Le milliardaire s'est spécialisé depuis longtemps dans l'acquisition d'entreprises à la rentabilité sur le long terme, en n'hésitant pas à revenir vers l'industrie quant tout le monde ne jure que sur la finance (rachat de Heinz par exemple), et vit lui même de manière austère, du moins à l'échelle d'un milliardaire. Cette attitude "à l'ancienne" est-elle le secret de sa réussite ? Fait-elle des émules aux États-Unis ou ailleurs dans le monde ?

A la différence d’un financier, Warren Buffett est d’abord un entrepreneur et un dirigeant d’entreprise. L’un de ses plus gros échec a d’ailleurs été la reprise d’une société textile (Berkshire) qu’il a dû liquider la mort dans l’âme. Il pratique, ce que l’on appellerait en France un capitalisme familial. Il investit pour devenir un actionnaire-propriétaire, le plus souvent impliqué dans la gestion, et non un actionnaire-colocataire, comme le sont la plupart des fonds d’investissement. Comme il le dit, il n’achète pas du papier (une action), mais une entreprise (des murs, un savoir-faire,…). Sa stratégie d’investissement et d’acquisition est à l’opposé de celle des fonds de private equity, qui ont une logique purement financière. Il fait effectivement des émules, dans les conversations de salon, mais certainement pas assez dans la réalité, car s’il prône la patience et la constance, les marchés financiers lui préfèrent la rapidité et la volatilité.

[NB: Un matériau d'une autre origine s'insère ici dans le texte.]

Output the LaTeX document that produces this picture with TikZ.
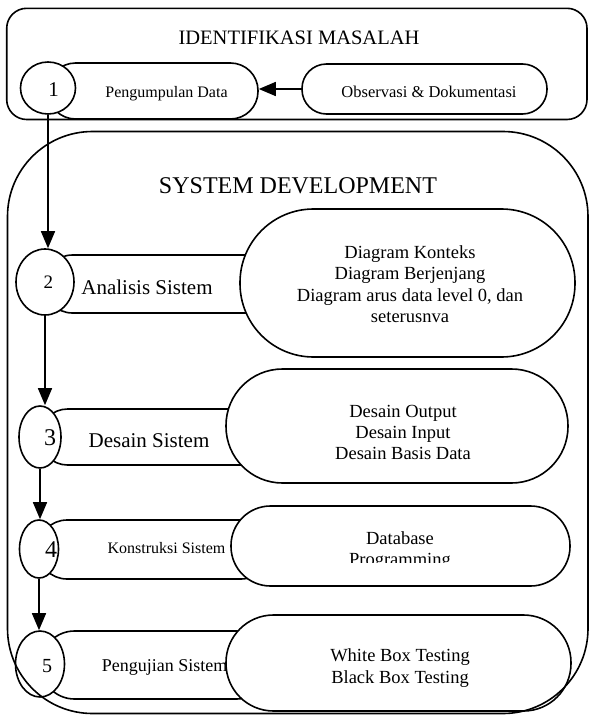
\documentclass[tikz,border=0pt]{standalone}
\usepackage{fontspec}
\setmainfont{Liberation Serif}
\usetikzlibrary{arrows.meta,shapes.geometric}
\begin{document}
\begin{tikzpicture}[x=1pt,y=-1pt,line width=1.6pt,
  pillbox/.style={draw, fill=white, rectangle, inner sep=0pt},
  numcirc/.style={draw, fill=white, ellipse, inner sep=0pt},
  lbl/.style={inner sep=0pt, anchor=base},
  fs/.style={font=\fontsize{#1}{#1}\selectfont},
  flow/.style={-{Triangle[length=17pt,width=14pt]}}]
\useasboundingbox (0,0) rectangle (590,715);

% top frame
\draw[rounded corners=20pt] (6.7,8.3) rectangle (587,119.5);

% row 1
\node[pillbox, minimum width=210pt, minimum height=56pt, rounded corners=27.5pt] (p1) at (153,91) {};
\node[pillbox, minimum width=245pt, minimum height=50pt, rounded corners=24.5pt] (obs) at (424.5,89) {};
\node[numcirc, minimum width=55pt, minimum height=52pt] (c1) at (48,88) {};

% row 2
\node[pillbox, minimum width=246pt, minimum height=58pt, rounded corners=28.5pt] (p2) at (167,284) {};
\node[numcirc, minimum width=58pt, minimum height=66pt] (c2) at (45,282) {};
\node[pillbox, minimum width=335pt, minimum height=148pt, rounded corners=73.5pt] (b2) at (407.5,283) {};

% row 3
\node[pillbox, minimum width=230pt, minimum height=56pt, rounded corners=27.5pt] (p3) at (155,437) {};
\node[numcirc, minimum width=42pt, minimum height=62pt] (c3) at (40,437) {};
\node[pillbox, minimum width=342pt, minimum height=114pt, rounded corners=56.5pt] (b3) at (397,426) {};

% row 4
\node[pillbox, minimum width=232pt, minimum height=59pt, rounded corners=29pt] (p4) at (154,549.5) {};
\node[numcirc, minimum width=39pt, minimum height=58pt] (c4) at (39,549) {};
\node[pillbox, minimum width=339pt, minimum height=80pt, rounded corners=39.5pt] (b4) at (400.5,546) {};

% row 5
\node[pillbox, minimum width=229pt, minimum height=68pt, rounded corners=33.5pt] (p5) at (155.5,665) {};
\node[numcirc, minimum width=49pt, minimum height=66pt] (c5) at (40,664) {};
\node[lbl, fs=18] (l5) at (164.5,671) {Pengujian Sistem};
\node[pillbox, minimum width=345pt, minimum height=96pt, rounded corners=47.5pt] (b5) at (398.5,663) {};

% texts
\node[lbl, fs=20.5] (t1) at (299,44.5) {IDENTIFIKASI MASALAH};
\node[lbl, fs=24] (t2) at (298,193) {SYSTEM DEVELOPMENT};
\node[lbl, fs=21] (n1) at (53.5,96) {1};
\node[lbl, fs=16] (l1) at (166.5,97.5) {Pengumpulan Data};
\node[lbl, fs=16.5] (l0) at (429,97.5) {Observasi \& Dokumentasi};

\node[lbl, fs=19] (n2) at (48.3,288) {2};
\node[lbl, fs=21] (l2) at (147,294) {Analisis Sistem};
\node[lbl, fs=18.5] (d21) at (410,258) {Diagram Konteks};
\node[lbl, fs=18.5] (d22) at (410,279.5) {Diagram Berjenjang};
\node[lbl, fs=18.5] (d23) at (410,301) {Diagram arus data level 0, dan};
\node[lbl, fs=18.5] (d24) at (410,322) {seterusnva};

\node[lbl, fs=24] (n3) at (50,445) {3};
\node[lbl, fs=21] (l3) at (149,447) {Desain Sistem};
\node[lbl, fs=18.5] (d31) at (403,417) {Desain Output};
\node[lbl, fs=18.5] (d32) at (403,438) {Desain Input};
\node[lbl, fs=18.5] (d33) at (403,459) {Desain Basis Data};

\node[lbl, fs=24] (n4) at (51,557) {4};
\node[lbl, fs=16] (l4) at (166.5,553) {Konstruksi Sistem};
\node[lbl, fs=18.5] (d41) at (400,544) {Database};
\begin{scope}
\clip (0,0) rectangle (590,562);
\node[lbl, fs=18.5] (d42) at (400,565) {Programming};
\end{scope}

\node[lbl, fs=20] (n5) at (47,672) {5};
\node[lbl, fs=18.5] (d51) at (400,661) {White Box Testing};
\begin{scope}
\clip (0,0) rectangle (590,686);
\node[lbl, fs=18.5] (d52) at (400,683) {Black Box Testing};
\end{scope}

% connectors
\draw[flow] (obs.west) -- (obs.west -| p1.east);
\draw[flow] (c1.south) -- (c1.south |- c2.north);
\draw[flow] (c2.south) -- (c2.south |- c3.north);
\draw[flow] (c3.south) -- (c3.south |- c4.north);
\draw[flow] (c4.south) -- (c4.south |- c5.north);

% big frame
\draw[rounded corners=85pt] (7.5,131.5) rectangle (588,713.5);
\end{tikzpicture}
\end{document}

Warren Buffett est un austère, pas marrant. La finance est "bling-bling" et fun. Ce sont encore deux visions financières éloignées.

Que peuvent apprendre les patrons français de la réussite d'un Buffett ? Son histoire pourrait elle etre transposable en France, ou bien son parcours est-il trop lié à l'"American dream" pour être transposable dans l'Hexagone ?

A mon avis, l’histoire financière retiendra la richesse, mais aussi la philanthropie de Warren Buffett qui va céder son portefeuille d’actions à la fondation de Bill et Melinda Gates à sa mort. Le monde du management retiendra l’éclairage de Warren Buffett sur la gouvernance des entreprises. Sa clairvoyance managériale pourrait inciter les dirigeants de sociétés par actions à modifier leur organisation, leur principes en vue d’utiliser la finance comme un outil d’allocation des ressources et non comme une fin en soi.